I’d heard that all from Pape before, but in yesterday’s presentation he had some new material where you look at what actually gets said in recruiting materials. There’s nothing about a Caliphate and very little about the content of Islamic theology. There’s a lot of stuff about foreign soldiers and the civilian casualties Western and Israeli forces have inflicted here and there. This is the stuff that, in al-Qaeda’s judgment, needs to be emphasized to get people to sign up.

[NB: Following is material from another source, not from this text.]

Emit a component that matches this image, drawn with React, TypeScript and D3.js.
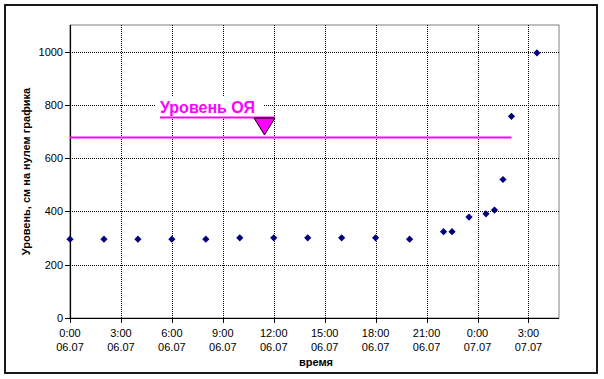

This, then, is the real center of gravity of the al-Qaeda movement. It has this horrible goal, but it’s also a fairly crazy goal that, seemingly, attracts very little in the way of volunteers. It also has these subsidiary complaints that it can leverage into foot soldiers and support — whether passive or active. Dry up the complaints and you dry up the foot soldiers and the supporters. At that point you just need to carefully locate the leaders and kill them and even if they prove to be hard to locate (as certainly seems to be the case!) probably nothing terrible will happen as you’re searching. Conversely, as long as there’s a stready stream of recruits and supporters, killing the odd leader or foiling the occassional plot isn’t really going to put a stop to anything.

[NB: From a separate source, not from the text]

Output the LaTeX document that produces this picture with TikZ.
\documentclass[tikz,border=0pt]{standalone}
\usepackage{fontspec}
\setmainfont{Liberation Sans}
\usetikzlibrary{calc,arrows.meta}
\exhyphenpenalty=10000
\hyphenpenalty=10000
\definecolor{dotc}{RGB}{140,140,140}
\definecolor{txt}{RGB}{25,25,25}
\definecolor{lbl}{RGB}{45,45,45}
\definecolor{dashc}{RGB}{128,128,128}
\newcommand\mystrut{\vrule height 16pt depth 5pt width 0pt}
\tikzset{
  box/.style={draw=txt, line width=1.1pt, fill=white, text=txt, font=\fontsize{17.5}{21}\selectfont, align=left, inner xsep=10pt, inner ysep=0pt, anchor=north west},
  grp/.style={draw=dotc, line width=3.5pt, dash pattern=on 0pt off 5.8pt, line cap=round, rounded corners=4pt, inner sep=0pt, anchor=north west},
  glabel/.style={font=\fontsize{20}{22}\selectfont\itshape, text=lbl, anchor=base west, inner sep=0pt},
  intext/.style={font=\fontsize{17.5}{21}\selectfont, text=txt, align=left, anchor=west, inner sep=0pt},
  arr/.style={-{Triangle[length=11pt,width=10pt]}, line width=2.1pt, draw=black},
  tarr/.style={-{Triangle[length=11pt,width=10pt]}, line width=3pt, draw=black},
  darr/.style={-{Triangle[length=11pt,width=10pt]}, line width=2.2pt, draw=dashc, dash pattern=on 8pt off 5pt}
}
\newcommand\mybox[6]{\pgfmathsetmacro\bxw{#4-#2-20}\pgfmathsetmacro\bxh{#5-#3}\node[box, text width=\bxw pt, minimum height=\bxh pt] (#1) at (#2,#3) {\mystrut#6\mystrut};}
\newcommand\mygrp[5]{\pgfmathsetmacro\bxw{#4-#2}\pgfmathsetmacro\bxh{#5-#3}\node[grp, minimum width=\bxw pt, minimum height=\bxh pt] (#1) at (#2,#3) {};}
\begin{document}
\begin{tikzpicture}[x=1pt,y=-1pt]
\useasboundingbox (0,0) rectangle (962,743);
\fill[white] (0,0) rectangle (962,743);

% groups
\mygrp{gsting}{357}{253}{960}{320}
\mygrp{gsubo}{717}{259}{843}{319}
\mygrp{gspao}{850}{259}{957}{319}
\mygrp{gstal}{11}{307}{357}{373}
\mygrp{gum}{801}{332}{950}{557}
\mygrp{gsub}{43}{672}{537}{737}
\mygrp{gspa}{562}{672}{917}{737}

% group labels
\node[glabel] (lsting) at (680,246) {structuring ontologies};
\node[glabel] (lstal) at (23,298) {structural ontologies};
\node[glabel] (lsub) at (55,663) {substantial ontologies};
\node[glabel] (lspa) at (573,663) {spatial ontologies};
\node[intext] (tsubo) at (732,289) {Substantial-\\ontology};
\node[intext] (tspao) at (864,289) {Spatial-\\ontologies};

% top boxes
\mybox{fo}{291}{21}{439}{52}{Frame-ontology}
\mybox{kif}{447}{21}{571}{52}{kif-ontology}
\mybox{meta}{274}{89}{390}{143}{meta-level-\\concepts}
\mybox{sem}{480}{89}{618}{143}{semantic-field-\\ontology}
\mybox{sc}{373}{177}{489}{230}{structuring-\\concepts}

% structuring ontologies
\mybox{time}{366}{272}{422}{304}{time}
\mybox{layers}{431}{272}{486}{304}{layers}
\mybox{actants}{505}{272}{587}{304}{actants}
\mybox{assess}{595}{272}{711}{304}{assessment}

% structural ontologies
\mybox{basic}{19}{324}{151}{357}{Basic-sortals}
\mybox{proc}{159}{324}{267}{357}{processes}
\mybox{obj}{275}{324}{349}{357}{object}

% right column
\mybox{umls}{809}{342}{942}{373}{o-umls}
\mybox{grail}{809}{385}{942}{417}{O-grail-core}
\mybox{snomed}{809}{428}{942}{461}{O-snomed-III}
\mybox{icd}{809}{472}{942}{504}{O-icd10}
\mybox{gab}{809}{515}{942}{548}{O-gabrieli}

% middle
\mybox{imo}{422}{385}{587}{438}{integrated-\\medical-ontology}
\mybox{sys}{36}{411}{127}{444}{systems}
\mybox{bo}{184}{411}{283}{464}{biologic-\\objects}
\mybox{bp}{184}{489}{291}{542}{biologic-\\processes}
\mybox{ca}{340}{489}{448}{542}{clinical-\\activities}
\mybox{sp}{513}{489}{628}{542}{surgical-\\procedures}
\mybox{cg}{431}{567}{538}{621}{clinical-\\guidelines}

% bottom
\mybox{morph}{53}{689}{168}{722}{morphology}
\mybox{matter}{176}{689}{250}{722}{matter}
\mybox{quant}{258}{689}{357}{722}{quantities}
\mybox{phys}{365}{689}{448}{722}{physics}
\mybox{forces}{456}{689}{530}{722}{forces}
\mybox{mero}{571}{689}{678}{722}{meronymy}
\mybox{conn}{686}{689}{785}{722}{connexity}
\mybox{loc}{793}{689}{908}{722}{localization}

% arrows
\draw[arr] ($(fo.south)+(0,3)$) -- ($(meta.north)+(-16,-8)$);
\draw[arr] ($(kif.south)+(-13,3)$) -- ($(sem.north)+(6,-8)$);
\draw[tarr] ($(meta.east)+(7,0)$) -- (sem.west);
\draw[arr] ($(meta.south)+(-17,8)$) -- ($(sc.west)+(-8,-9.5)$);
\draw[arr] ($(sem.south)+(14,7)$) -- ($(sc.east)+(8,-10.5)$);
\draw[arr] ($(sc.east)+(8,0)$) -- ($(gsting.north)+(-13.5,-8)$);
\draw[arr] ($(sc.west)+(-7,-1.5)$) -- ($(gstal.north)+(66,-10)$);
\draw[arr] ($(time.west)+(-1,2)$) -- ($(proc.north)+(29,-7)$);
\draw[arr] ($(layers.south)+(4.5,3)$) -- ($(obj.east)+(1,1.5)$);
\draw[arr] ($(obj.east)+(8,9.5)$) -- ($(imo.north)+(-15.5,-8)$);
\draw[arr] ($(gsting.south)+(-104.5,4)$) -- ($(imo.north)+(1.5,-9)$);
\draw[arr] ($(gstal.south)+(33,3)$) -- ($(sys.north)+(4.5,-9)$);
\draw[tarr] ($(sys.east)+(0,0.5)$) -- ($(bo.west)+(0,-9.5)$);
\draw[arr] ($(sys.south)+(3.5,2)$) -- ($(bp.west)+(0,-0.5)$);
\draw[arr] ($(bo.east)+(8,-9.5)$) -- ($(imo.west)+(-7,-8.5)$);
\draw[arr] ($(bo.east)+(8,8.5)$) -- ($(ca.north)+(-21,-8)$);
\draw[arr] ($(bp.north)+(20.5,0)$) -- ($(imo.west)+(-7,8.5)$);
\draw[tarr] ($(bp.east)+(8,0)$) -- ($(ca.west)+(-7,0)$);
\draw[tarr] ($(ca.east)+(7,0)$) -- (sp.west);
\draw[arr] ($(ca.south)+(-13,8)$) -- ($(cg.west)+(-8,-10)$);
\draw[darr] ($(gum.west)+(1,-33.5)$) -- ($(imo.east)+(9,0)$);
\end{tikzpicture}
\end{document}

The other thing to note about the Caliphate is that this is a genuinely goofy concept. Even the much more plausible notion of a unified Arab state has, despite attracting lots of adherents over the years, utterly failed to get off the ground. It’s just too hard to do. Bin Laden’s belief that US power and policy is the reason Muslims can’t unify politically in that way is simply mistaken. Every American on the planet could drop dead tomorrow and the scheme would still be unworkable. Just look how difficult it is to get Kurdish Muslims to consent to live in a state mostly composed of Turkish Muslims or Arab Muslims in one tiny corner of the Islamic world. Nationalism is very real and cuts against hyper-ambitious geopolitical schemes of all kinds, not just American ones.